Jesus entrou na história dos homens como aquele que tomou o partido dos homens em detrimento de conceitos religiosos mais propícios à manutenção de regimes teocráticos do que a expansão democrática da liberdade do próprio Deus. O Deus de Jesus não cabe em conceitos e imagens. Não é Senhor amarrado a papéis e funções, obrigado a submeter-se a determinismos e a leis que Ele mesmo criou.
           
A evolução do pensamento religioso em geral, depende em boa parte da consciência que a humanidade tiver de si própria. E esta, por sua vez, depende do conhecimento que tiverem do universo, da sua extensão como da sua complexidade. Até data recente o universo era aos olhos dos astrônomos o que a luneta de Galileu lhes permitia ver. Da noção de um universo acanhado de apenas 6.000 astros brotou um tipo de humildade que é o oposto não só da autêntica humildade cristã, mas também da modéstia típica de todo grande cientista.

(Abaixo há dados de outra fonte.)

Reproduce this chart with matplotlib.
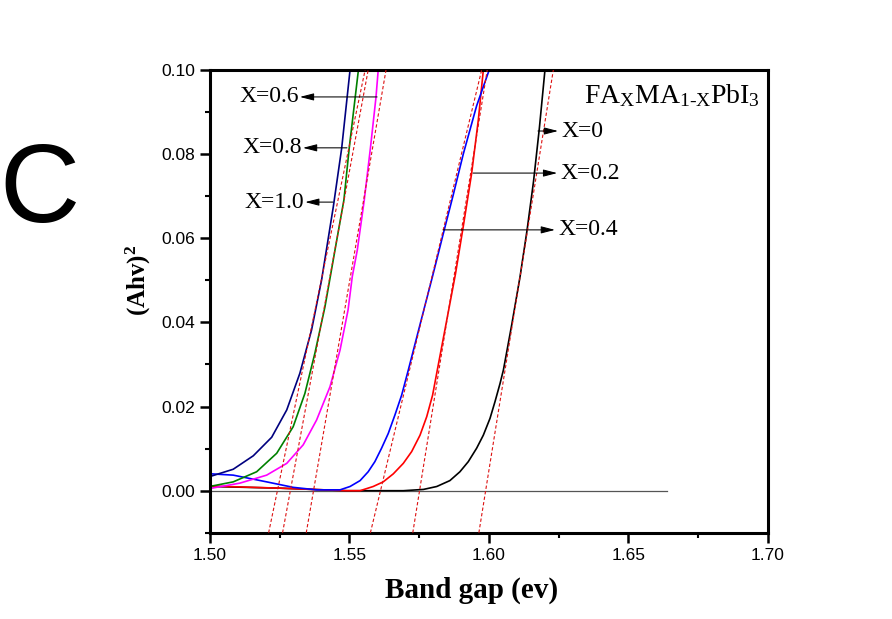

Werner Von Braun, numa conferência proferida em Frankfurt na Alemanha, a chamou de “a humildade do astronauta”.
           
Desde os tempos de Newton e Descartes até hoje, encontra-se em curso no campo teológico uma revolução de proporções “copernicanas”. Quem hoje fala de Deus como o fizeram Agostinho de Hipona e Tomás de Aquino ou como fizeram Descartes, Leibniz e Newton, todos eles cristãos crentes, deveria revestir-se da mesma humildade e modéstia que professa todo grande cientista da atualidade. Em termos de conhecimento do cosmo e da estrutura da matéria estamos apenas tateando o chão à procura de um solo mais firme e confiável que aquele que as religiões nos oferecem. No terreno do conhecimento do universo estamos assistindo aos capítulos iniciais de uma história da qual o momento atual é parte de sua fase pré-histórica.

Padre Marcos Bach

quinta-feira, 3 de abril de 2014

O DESTINO DO SER HUMANO

Para encontrar o seu verdadeiro destino, o homem tem que encontrar-se, antes de tudo, consigo mesmo. “Gnosei ton autón”, dizia um dos ilustres sábios da antiga Grécia. “Nosce te ipsum”, diziam os romanos.

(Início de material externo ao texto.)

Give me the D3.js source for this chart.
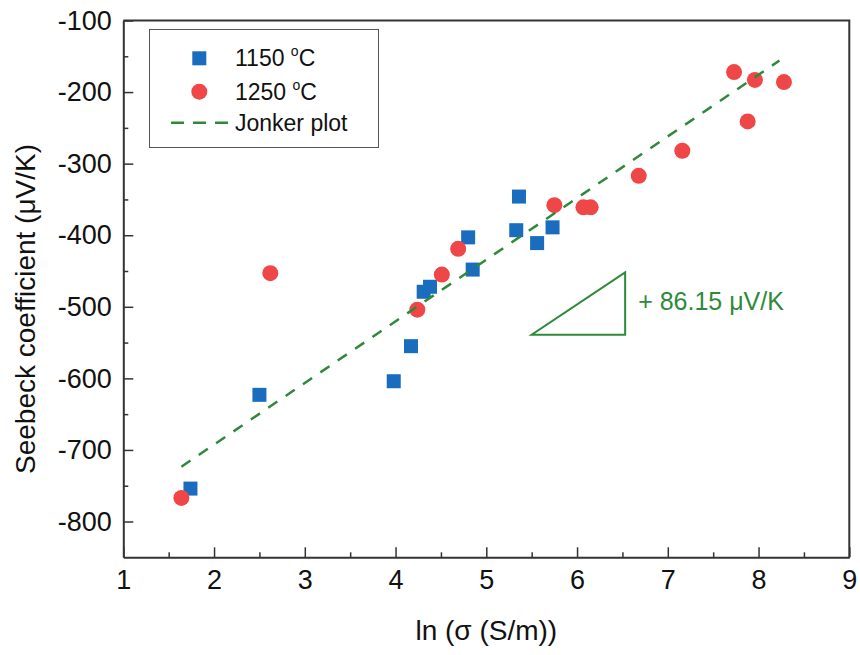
<!DOCTYPE html>
<html>
<head>
<meta charset="utf-8">
<script src="https://cdn.jsdelivr.net/npm/d3@7"></script>
<style>
  body { margin: 0; background: #fff; }
  text { font-family: "Liberation Sans", Arial, sans-serif; }
</style>
</head>
<body>
<script>
// ln(sigma) / Seebeck values
var x1150 = [1.74, 2.50, 3.98, 4.17, 4.31, 4.38, 4.80, 4.85, 5.33, 5.36, 5.56, 5.73];
var y1150 = [-754, -623, -604, -555, -479, -472, -403, -448, -393, -346, -411, -389];

var x1250 = [1.64, 2.62, 4.24, 4.51, 4.69, 5.75, 6.07, 6.15, 6.68, 7.16, 7.73, 7.96, 8.28, 7.88];
var y1250 = [-767, -453, -504, -455, -419, -358, -361, -361, -317, -282, -172, -183, -186, -241];

// Jonker fit line end points, slope triangle corners
var jonkerLine = [[1.64, -723.5], [8.23, -156]];
var slopeTri = [[5.5, -539], [6.53, -539], [6.53, -452]];
var slopeLabel = "+ 86.15 \u03bcV/K";

var xTicks = [1, 2, 3, 4, 5, 6, 7, 8, 9];
var xMinor = [1.5, 2.5, 3.5, 4.5, 5.5, 6.5, 7.5, 8.5];
var yTicks = [-800, -700, -600, -500, -400, -300, -200, -100];
var yMinor = [-750, -650, -550, -450, -350, -250, -150];

var SB = {};    // chart scope

SB.W = 860;
SB.H = 655;
SB.m = { left: 123.3, top: 20.5, right: 10.7, bottom: 97.7 };
SB.w = SB.W - SB.m.left - SB.m.right;
SB.h = SB.H - SB.m.top - SB.m.bottom;

SB.blue = "#1a6cbf";
SB.red = "#ef4747";
SB.green = "#2e8a3a";
SB.axisClr = "#333";

SB.svg = d3.select("body").append("svg")
    .attr("width", SB.W)
    .attr("height", SB.H);

SB.g = SB.svg.append("g")
    .attr("transform", "translate(" + SB.m.left + "," + SB.m.top + ")");

SB.x = d3.scaleLinear().domain([1, 9]).range([0, SB.w]);
SB.y = d3.scaleLinear().domain([-850, -100]).range([SB.h, 0]);

// plain hyphen for negatives, like the original
SB.fmt = function(d) { return String(d); };

/* frame (top + right sides) */
SB.g.append("path")
    .attr("d", "M0,0H" + SB.w + "V" + SB.h)
    .attr("fill", "none")
    .attr("stroke", SB.axisClr)
    .attr("stroke-width", 2);

/* axes, ticks point inward */
SB.xAxis = SB.g.append("g")
    .attr("transform", "translate(0," + SB.h + ")")
    .call(d3.axisBottom(SB.x).tickValues(xTicks).tickFormat(SB.fmt)
        .tickSizeInner(-10).tickSizeOuter(0).tickPadding(13));

SB.g.append("g")
    .attr("transform", "translate(0," + SB.h + ")")
    .call(d3.axisBottom(SB.x).tickValues(xMinor).tickFormat("")
        .tickSizeInner(-5).tickSizeOuter(0))
    .select(".domain").remove();

SB.yAxis = SB.g.append("g")
    .call(d3.axisLeft(SB.y).tickValues(yTicks).tickFormat(SB.fmt)
        .tickSizeInner(-10).tickSizeOuter(0).tickPadding(11.5));

SB.g.append("g")
    .call(d3.axisLeft(SB.y).tickValues(yMinor).tickFormat("")
        .tickSizeInner(-5).tickSizeOuter(0))
    .select(".domain").remove();

SB.g.selectAll(".domain")
    .attr("stroke", SB.axisClr)
    .attr("stroke-width", 2);
SB.g.selectAll(".tick line")
    .attr("stroke", SB.axisClr)
    .attr("stroke-width", 1.5);
SB.g.selectAll(".tick text")
    .attr("font-family", "Liberation Sans, Arial, sans-serif")
    .attr("font-size", 27)
    .attr("fill", "#111");

/* axis titles */
SB.svg.append("text")
    .attr("transform", "translate(35,309) rotate(-90)")
    .attr("text-anchor", "middle")
    .attr("font-size", 28)
    .attr("fill", "#111")
    .text("Seebeck coefficient (\u03bcV/K)");

SB.svg.append("text")
    .attr("x", SB.m.left + SB.w / 2)
    .attr("y", 640)
    .attr("text-anchor", "middle")
    .attr("font-size", 28)
    .attr("fill", "#111")
    .text("ln (\u03c3 (S/m))");

/* data points */
SB.sq = 14;
SB.g.append("g").selectAll("rect")
    .data(d3.zip(x1150, y1150))
    .enter()
    .append("rect")
    .attr("x", function(d) { return SB.x(d[0]) - SB.sq / 2; })
    .attr("y", function(d) { return SB.y(d[1]) - SB.sq / 2; })
    .attr("width", SB.sq)
    .attr("height", SB.sq)
    .attr("fill", SB.blue);

SB.g.append("g").selectAll("circle")
    .data(d3.zip(x1250, y1250))
    .enter()
    .append("circle")
    .attr("cx", function(d) { return SB.x(d[0]); })
    .attr("cy", function(d) { return SB.y(d[1]); })
    .attr("r", 8)
    .attr("fill", SB.red);

/* Jonker plot line */
SB.line = d3.line()
    .x(function(d) { return SB.x(d[0]); })
    .y(function(d) { return SB.y(d[1]); });

SB.g.append("path")
    .datum(jonkerLine)
    .attr("d", SB.line)
    .attr("fill", "none")
    .attr("stroke", SB.green)
    .attr("stroke-width", 2.5)
    .attr("stroke-dasharray", "11,10");

/* slope triangle + label */
SB.g.append("path")
    .datum(slopeTri)
    .attr("d", function(d) { return SB.line(d) + "Z"; })
    .attr("fill", "none")
    .attr("stroke", SB.green)
    .attr("stroke-width", 2);

SB.g.append("text")
    .attr("x", SB.x(slopeTri[2][0]) + 13)
    .attr("y", 310 - SB.m.top)
    .attr("font-size", 25)
    .attr("fill", SB.green)
    .text(slopeLabel);

/* legend */
SB.leg = SB.svg.append("g");
SB.leg.append("rect")
    .attr("x", 149.5).attr("y", 29.5)
    .attr("width", 229).attr("height", 118)
    .attr("fill", "#fff")
    .attr("stroke", "#555")
    .attr("stroke-width", 1);

SB.leg.append("rect")
    .attr("x", 199.3 - SB.sq / 2).attr("y", 58.3 - SB.sq / 2)
    .attr("width", SB.sq).attr("height", SB.sq)
    .attr("fill", SB.blue);
SB.leg.append("circle")
    .attr("cx", 199.3).attr("cy", 91.7).attr("r", 8)
    .attr("fill", SB.red);
SB.leg.append("line")
    .attr("x1", 171).attr("x2", 229)
    .attr("y1", 122.7).attr("y2", 122.7)
    .attr("stroke", SB.green)
    .attr("stroke-width", 2.5)
    .attr("stroke-dasharray", "13,9");

SB.legLabels = [["1150 ", "C", 66], ["1250 ", "C", 100]];
SB.legLabels.forEach(function(l) {
    var t = SB.leg.append("text")
        .attr("x", 235).attr("y", l[2])
        .attr("font-size", 23)
        .attr("fill", "#111");
    t.append("tspan").text(l[0]);
    t.append("tspan").attr("font-size", 14).attr("dy", -10).text("o");
    t.append("tspan").attr("dy", 10).text(l[1]);
});
SB.leg.append("text")
    .attr("x", 235).attr("y", 130.7)
    .attr("font-size", 23)
    .attr("fill", "#111")
    .text("Jonker plot");
</script>
</body>
</html>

O seu Eu interior é o único mundo que um ser humano é capaz de conhecer de verdade. Conhecer significa tornar-se um com outro. Por isso conhecer  e amar são sinônimos. Isto significa que o conhecimento é uma forma de amor e o amor uma forma de conhecimento. Sem amor não há conhecimento verdadeiro e não é possível amar o que não se conhece.
           
A raiz do malogro a que o Iluminismo racionalista conduziu a humanidade está na sua falta de amor. O fracasso do Humanismo secular ele o deve ao mesmo vício congênito. Razão é inteligência mais sentimento. Ela não se destina apenas à produção de pensamentos e de raciocínios lógicos. Os planos superiores da mente humana possuem a faculdade de produzir outro tipo de conhecimento essencialmente superior a tudo que os sentidos e a razão discursiva são capazes de elaborar. Por ora, esta esfera da mente do homem só é explorada por místicos e poetas. A eles a humanidade deve o que de melhor a mente do homem produziu ao longo da história. A mente humana é infinitamente mais do que uma simples máquina. Máquinas funcionam ou não. Funcionam bem quando produzem o que delas se espera.
           
A história da Europa passou a entrar numa nova fase quando teve início a luta entre fé e razão. O progresso científico teve que enfrentar, desde o início, a resistência tenaz do estamento religioso cristão. Às fogueiras e patíbulos da Santa Inquisição cabia a função macabra de garantir que a pureza da fé cristã não fosse manchada por hereges e heresiarcas. O progresso tecnológico era visto com grande suspeita porque aumentava o poder criador do homem às custas da onipotência do Criador. Todo este progresso material e cultural de que hoje nos orgulhamos foi alcançado, em boa parte, sem as bênçãos das Igrejas.
           
Um cientista como Heisenberg, Einstein, Capra e Bohm são homens de fé. Todos eles acreditam na capacidade do homem de transformar o ambiente em que vive. Não há entre os melhores deles um só ateu, pois todos acreditam na presença ativa de uma Inteligência Suprema. A esta fé se poderia acrescentar outro artigo a mais: o de que o universo, que Deus criou, é dinâmico. Foi feito para crescer e se expandir!
           
Sagrado é, sob o ponto de vista cristão, todo ser humano, sem nenhuma distinção. É isto que se deve entender quando se toca no assunto dos Direitos Fundamentais da Pessoa Humana. A Igreja católica está se empenhando em salvaguardar, juntamente com os demais Movimentos Humanitários, estes Direitos. No entanto, age de forma um bocado hipócrita, pois ela mesma, em seu foro interno, se esquece de praticar o que prega na televisão. Não só o cristianismo, mas as religiões em geral, só terão chances de participar do futuro da humanidade se nele entrarem dispostos a renunciar a todas as formas de desigualdade social. É no campo religioso, mais que em qualquer outro, que a desigualdade assume as mais virulentas formas de discriminação. Só não vê isto quem não quer.